Breast cancer during pregnancy
Breast cancer diagnosed during pregnancy, breastfeeding or in the first year post-delivery is rare, occurring in one in every 3000 pregnancies. It is known as pregnancy–associated breast cancer. It is sometimes diagnosed at a later stage because changes in the breast during pregnancy and breastfeeding can make the cancer more difficult to detect.
If you are diagnosed with breast cancer while pregnant, the stage of your pregnancy (first, second or third trimester) will influence how you’re diagnosed and the treatment you receive.
Pregnant women are diagnosed in the normal way, except that MRI is not usually recommended for women in the first trimester (from conception to 12 weeks). Ultrasound is safe and will not hurt your unborn baby, and shielding will be used to protect your abdomen during a mammogram. The cancer itself will not affect your baby’s development.
The treatment you receive will depend on the type of breast cancer you have and the trimester of your pregnancy. Most women are able to undergo treatment while pregnant, without harming the unborn baby.
Termination of pregnancy is not usually recommended, as it hasn’t been shown to improve outcomes for women. However, if chemotherapy is required during the first trimester or for aggressive or advanced disease, termination may be discussed with you. Terminating the pregnancy is a very personal decision and can only be made by you and your partner following a full discussion with your cancer treatment team and your obstetrician.
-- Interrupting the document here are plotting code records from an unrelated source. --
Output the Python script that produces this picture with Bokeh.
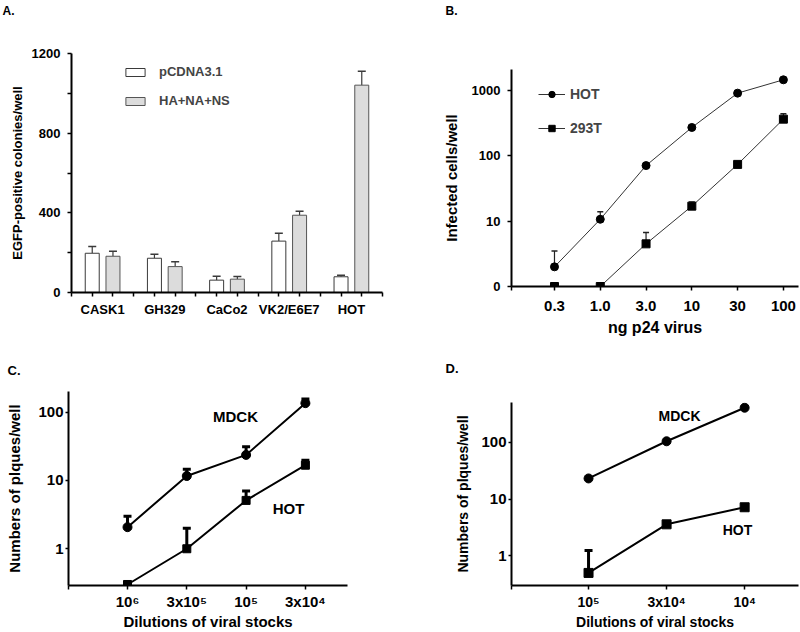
from bokeh.plotting import figure
from bokeh.models import (ColumnDataSource, FixedTicker, Whisker, TeeHead, Legend,
                          LegendItem, Label, Range1d, Title)
from bokeh.layouts import row, column
from bokeh.embed import file_html
from bokeh.resources import INLINE

FONT = "Liberation Sans"

# ---------------- data ----------------
# Panel A
cell_lines = ["CASK1", "GH329", "CaCo2", "VK2/E6E7", "HOT"]
pcdna_values = [197, 172, 62, 258, 79]
pcdna_errors = [34, 20, 20, 40, 8]
hanans_values = [182, 130, 67, 388, 1041]
hanans_errors = [25, 24, 13, 20, 70]
a_yticks = [0, 400, 800, 1200]
a_minor_yticks = [200, 600, 1000]

# Panel B
p24_doses = ["0.3", "1.0", "3.0", "10", "30", "100"]
b_hot_values = [2.0, 10.7, 71, 272, 913, 1460]
b_hot_errors = [1.5, 3.3, 5, 0, 0, 0]
b_293t_values = [1, 1, 4.5, 17, 74, 365]
b_293t_errors = [0, 0, 2.2, 2.6, 0, 76]
b_yticks = [1, 10, 100, 1000]
b_ytick_labels = ["0", "10", "100", "1000"]

# Panel C
c_dilutions = ["10\u2076", "3x10\u2075", "10\u2075", "3x10\u2074"]
c_mdck_values = [2.07, 11.6, 23.6, 135]
c_mdck_errors = [0.93, 3.0, 7.4, 20]
c_hot_values = [0.3, 1.0, 5.1, 16.7]
c_hot_errors = [0, 1.0, 1.9, 3.1]

# Panel D
d_dilutions = ["10\u2075", "3x10\u2074", "10\u2074"]
d_mdck_values = [23.2, 105, 410]
d_hot_values = [0.5, 3.6, 7.2]
d_hot_errors = [0.74, 0, 0]

cd_yticks = [1, 10, 100]


def make_fig(w, h, bl, br, bt, bb, xr, yr, ytype="linear"):
    p = figure(width=w, height=h, x_range=xr, y_range=yr, y_axis_type=ytype,
               output_backend="svg", toolbar_location=None, title=None,
               min_border_left=bl, min_border_right=br,
               min_border_top=bt, min_border_bottom=bb)
    p.frame_align = False
    p.grid.visible = False
    p.outline_line_color = None
    p.background_fill_color = "white"
    for ax in (p.xaxis[0], p.yaxis[0]):
        ax.axis_line_width = 2
        ax.axis_line_color = "black"
        ax.major_tick_line_color = "black"
        ax.major_tick_line_width = 1.5
        ax.minor_tick_line_color = "black"
        ax.minor_tick_line_width = 1.5
        ax.major_tick_in = 0
        ax.minor_tick_in = 0
        ax.major_tick_out = 4
        ax.minor_tick_out = 4
        ax.major_label_text_font = FONT
        ax.major_label_text_font_style = "bold"
        ax.major_label_text_color = "black"
        ax.axis_label_text_font = FONT
        ax.axis_label_text_font_style = "bold"
        ax.axis_label_text_color = "black"
    return p


def panel_title(p, text, offset, gap, size="13px"):
    # spacer title next to the frame, then the panel letter above it
    p.add_layout(Title(text=" ", text_font_size="1px", standoff=gap), "above")
    p.add_layout(Title(text=text, align="left", offset=offset, standoff=0,
                       vertical_align="bottom", text_font=FONT,
                       text_font_style="bold", text_font_size=size,
                       text_color="black"), "above")


def whiskers(p, xs, vals, errs, color, lw, head, hlw):
    keep = [i for i, e in enumerate(errs) if e > 0]
    src = ColumnDataSource(dict(base=[xs[i] for i in keep],
                                lower=[vals[i] for i in keep],
                                upper=[vals[i] + errs[i] for i in keep]))
    w = Whisker(source=src, base="base", lower="lower", upper="upper",
                dimension="height", line_color=color, line_width=lw,
                lower_head=None,
                upper_head=TeeHead(size=head, line_color=color, line_width=hlw))
    p.add_layout(w)


TOP_H = 340
BOT_H = 632 - TOP_H

# ---------------- Panel A ----------------
nA = len(cell_lines)
xa = list(range(1, nA + 1))
off = 1 / 6
pA = make_fig(400, TOP_H, 71, 18, 53, TOP_H - 292, Range1d(0.5, nA + 0.5), Range1d(0, 1200))
srcA = ColumnDataSource(dict(x_pc=[x - off for x in xa], x_ha=[x + off for x in xa],
                             pc=pcdna_values, ha=hanans_values))
r_pc = pA.vbar(x="x_pc", top="pc", width=0.225, source=srcA, fill_color="white",
               line_color="#3a3a3a", line_width=1)
r_ha = pA.vbar(x="x_ha", top="ha", width=0.225, source=srcA, fill_color="#dcdcdc",
               line_color="#555555", line_width=1)
whiskers(pA, [x - off for x in xa], pcdna_values, pcdna_errors, "#3a3a3a", 1.2, 8, 1.5)
whiskers(pA, [x + off for x in xa], hanans_values, hanans_errors, "#3a3a3a", 1.2, 8, 1.5)
pA.yaxis.ticker = FixedTicker(ticks=a_yticks, minor_ticks=a_minor_yticks)
pA.yaxis.major_label_text_font_size = "13px"
pA.yaxis.major_label_standoff = 7
pA.yaxis.axis_label = "EGFP-positive colonies/well"
pA.yaxis.axis_label_text_font_size = "13px"
pA.yaxis.axis_label_standoff = 4
pA.xaxis.ticker = FixedTicker(ticks=xa, minor_ticks=[0.5 + k / 3 for k in range(3 * nA + 1)])
pA.xaxis.major_label_overrides = {x: c for x, c in zip(xa, cell_lines)}
pA.xaxis.major_tick_out = 0
pA.xaxis.major_label_text_font_size = "13px"
pA.xaxis.major_label_standoff = 5
legA = Legend(items=[LegendItem(label="pCDNA3.1", renderers=[r_pc]),
                     LegendItem(label="HA+NA+NS", renderers=[r_ha])],
              location=(52, 184), glyph_width=24, glyph_height=10, label_standoff=12,
              spacing=14, padding=0, margin=0, border_line_color=None,
              background_fill_alpha=0, label_text_font=FONT,
              label_text_font_style="bold", label_text_font_size="13px")
pA.add_layout(legA)
panel_title(pA, "A.", -69, 33, "12px")

# ---------------- Panel B ----------------
nB = len(p24_doses)
xb = list(range(1, nB + 1))
pB = make_fig(400, TOP_H, 111, 2, 69, TOP_H - 286, Range1d(0.061, 6.33), Range1d(1, 2100), "log")
l1 = pB.line(xb, b_hot_values, line_color="#333333", line_width=1)
m1 = pB.scatter(xb, b_hot_values, marker="circle", size=8, fill_color="black", line_color="black")
l2 = pB.line(xb, b_293t_values, line_color="#333333", line_width=1)
m2 = pB.scatter(xb, b_293t_values, marker="square", size=8, fill_color="black", line_color="black")
whiskers(pB, xb, b_hot_values, b_hot_errors, "#222222", 1.2, 6, 1.5)
whiskers(pB, xb, b_293t_values, b_293t_errors, "#222222", 1.2, 6, 1.5)
pB.yaxis.ticker = FixedTicker(ticks=b_yticks)
pB.yaxis.major_label_overrides = {t: s for t, s in zip(b_yticks, b_ytick_labels)}
pB.yaxis.major_label_text_font_size = "13px"
pB.yaxis.major_label_standoff = 7
pB.yaxis.axis_label = "Infected cells/well"
pB.yaxis.axis_label_text_font_size = "15px"
pB.yaxis.axis_label_standoff = 9
pB.xaxis.ticker = FixedTicker(ticks=xb, minor_ticks=[0.061])
pB.xaxis.major_label_overrides = {x: d for x, d in zip(xb, p24_doses)}
pB.xaxis.major_label_text_font_size = "15px"
pB.xaxis.major_label_standoff = 10
pB.xaxis.axis_label = "ng p24 virus"
pB.xaxis.axis_label_text_font_size = "16px"
pB.xaxis.axis_label_standoff = 5
legB = Legend(items=[LegendItem(label="HOT", renderers=[l1, m1]),
                     LegendItem(label="293T", renderers=[l2, m2])],
              location=(27, 150), glyph_width=27, glyph_height=16, label_standoff=5,
              spacing=18, padding=0, margin=0, border_line_color=None,
              background_fill_alpha=0, label_text_font=FONT,
              label_text_font_style="bold", label_text_font_size="14px")
pB.add_layout(legB)
panel_title(pB, "B.", -66, 49, "12px")

# ---------------- Panel C ----------------
nC = len(c_dilutions)
xc = list(range(1, nC + 1))
pC = make_fig(400, BOT_H, 68, 53, 391 - TOP_H, 632 - 586, Range1d(0.005, 4.71),
              Range1d(0.29, 200), "log")
pC.line(xc, c_mdck_values, line_color="black", line_width=2)
pC.scatter(xc, c_mdck_values, marker="circle", size=9, fill_color="black", line_color="black")
pC.line(xc, c_hot_values, line_color="black", line_width=2)
pC.scatter(xc, c_hot_values, marker="square", size=8, fill_color="black", line_color="black")
whiskers(pC, xc, c_mdck_values, c_mdck_errors, "black", 3, 8, 3)
whiskers(pC, xc, c_hot_values, c_hot_errors, "black", 3, 8, 3)
pC.yaxis.ticker = FixedTicker(ticks=cd_yticks)
pC.yaxis.major_label_overrides = {t: str(t) for t in cd_yticks}
pC.yaxis.major_label_text_font_size = "15px"
pC.yaxis.major_label_standoff = 2
pC.yaxis.major_tick_out = 3
pC.yaxis.axis_label = "Numbers of plques/well"
pC.yaxis.axis_label_text_font_size = "15px"
pC.yaxis.axis_label_standoff = 12
pC.xaxis.ticker = FixedTicker(ticks=xc, minor_ticks=[0.005])
pC.xaxis.major_label_overrides = {x: d for x, d in zip(xc, c_dilutions)}
pC.xaxis.major_label_text_font_size = "15px"
pC.xaxis.major_label_standoff = 3
pC.xaxis.axis_label = "Dilutions of viral stocks"
pC.xaxis.axis_label_text_font_size = "15px"
pC.xaxis.axis_label_standoff = 0
for txt, x, y in (("MDCK", 167, 169), ("HOT", 220, 77)):
    pC.add_layout(Label(x=x, y=y, x_units="screen", y_units="screen", text=txt,
                        text_font=FONT, text_font_style="bold", text_font_size="15px",
                        text_align="center", text_baseline="middle", text_color="black"))
panel_title(pC, "C.", -61, 11)

# ---------------- Panel D ----------------
nD = len(d_dilutions)
xd = list(range(1, nD + 1))
pD = make_fig(400, BOT_H, 111, 2, 402 - TOP_H, 632 - 587, Range1d(0.013, 3.69),
              Range1d(0.30, 507), "log")
pD.line(xd, d_mdck_values, line_color="black", line_width=2)
pD.scatter(xd, d_mdck_values, marker="circle", size=9, fill_color="black", line_color="black")
pD.line(xd, d_hot_values, line_color="black", line_width=2)
pD.scatter(xd, d_hot_values, marker="square", size=9, fill_color="black", line_color="black")
whiskers(pD, xd, d_hot_values, d_hot_errors, "black", 3, 8, 3)
pD.yaxis.ticker = FixedTicker(ticks=cd_yticks)
pD.yaxis.major_label_overrides = {t: str(t) for t in cd_yticks}
pD.yaxis.major_label_text_font_size = "15px"
pD.yaxis.major_label_standoff = 2
pD.yaxis.major_tick_out = 3
pD.yaxis.axis_label = "Numbers of plques/well"
pD.yaxis.axis_label_text_font_size = "14px"
pD.yaxis.axis_label_standoff = 7
pD.xaxis.ticker = FixedTicker(ticks=xd, minor_ticks=[0.013])
pD.xaxis.major_label_overrides = {x: d for x, d in zip(xd, d_dilutions)}
pD.xaxis.major_label_text_font_size = "14px"
pD.xaxis.major_label_standoff = 4
pD.xaxis.axis_label = "Dilutions of viral stocks"
pD.xaxis.axis_label_text_font_size = "14px"
pD.xaxis.axis_label_standoff = 1
for txt, x, y in (("MDCK", 168, 170), ("HOT", 226, 56)):
    pD.add_layout(Label(x=x, y=y, x_units="screen", y_units="screen", text=txt,
                        text_font=FONT, text_font_style="bold", text_font_size="14px",
                        text_align="center", text_baseline="middle", text_color="black"))
panel_title(pD, "D.", -66, 24)

layout = column(row(pA, pB), row(pC, pD))
open("out.html", "w").write(file_html(layout, INLINE))
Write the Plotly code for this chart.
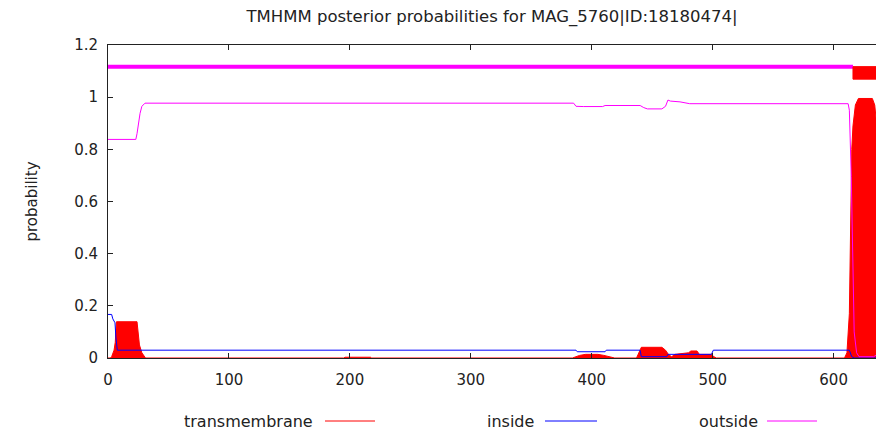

Treatment during pregnancy
The following is an overview only – all treatment decisions should be made in consultation with your specialist team.
If you are nearing the end of your pregnancy, your team may recommend delaying any treatment until after birth.
Breast surgery to remove the tumour can be performed at any time during pregnancy. Due to the risk radiation treatment poses to your unborn child, a full mastectomy will most likely be recommended, because breast conserving surgery (also known as a partial mastectomy or lumpectomy) would require follow-up radiotherapy. However, if you’re in the third trimester, breast conserving surgery may be an option, with radiotherapy starting after the baby is born.
A sentinel node biopsy procedure can be carried out using a lower dose of the radioactive tracer but the blue dye used often for non-pregnant women is not recommended during pregnancy.
Breast reconstruction is an option following mastectomy, but is only offered as a delayed procedure due to the length of the operation, and the recovery time needed.
Chemotherapy can be used during pregnancy but is not given during the first trimester, as it could harm your baby. It is generally safe during the second and third trimesters. Chemotherapy is usually stopped three weeks prior to your due date to avoid complications at birth (eg. infection, for which the risk is higher during chemotherapy) but can be continued after birth.
Radiotherapy is often given after chemotherapy, but would not begin until after birth. Radiotherapy is not recommended at any time during pregnancy as it poses a risk to your unborn baby, even when it’s given in low doses. It may be possible to delay radiotherapy until after birth – your specialists will discuss this with you.
Hormone blocking therapies like tamoxifen are not given during pregnancy, but can be taken after birth, if appropriate for your type of cancer. The targeted therapy Herceptin (for HER2 positive cancer) is not given during pregnancy but is used after birth if needed.
Delivering your baby
Most women diagnosed during pregnancy complete their pregnancy to full term and experience no additional difficulties at delivery. Caesarean section is avoided when possible as it carries a heightened risk of infection, especially if you have been having chemotherapy, which affects the immune system.
After the birth
Having chemotherapy after birth or starting radiotherapy can also present challenges for a new mother. You will be advised not to breastfeed during treatment, as the drugs can pass through the bloodstream and into breast milk. Talk to your oncologist about whether or not breastfeeding is safe with the treatments you’re receiving.
Caring for a newborn baby while undergoing breast cancer treatment is demanding, both physically and emotionally. Talk to your healthcare team to see if you might be eligible for any assistance. It’s important that you are able to get adequate rest, so talk to family and friends about practical support they could offer.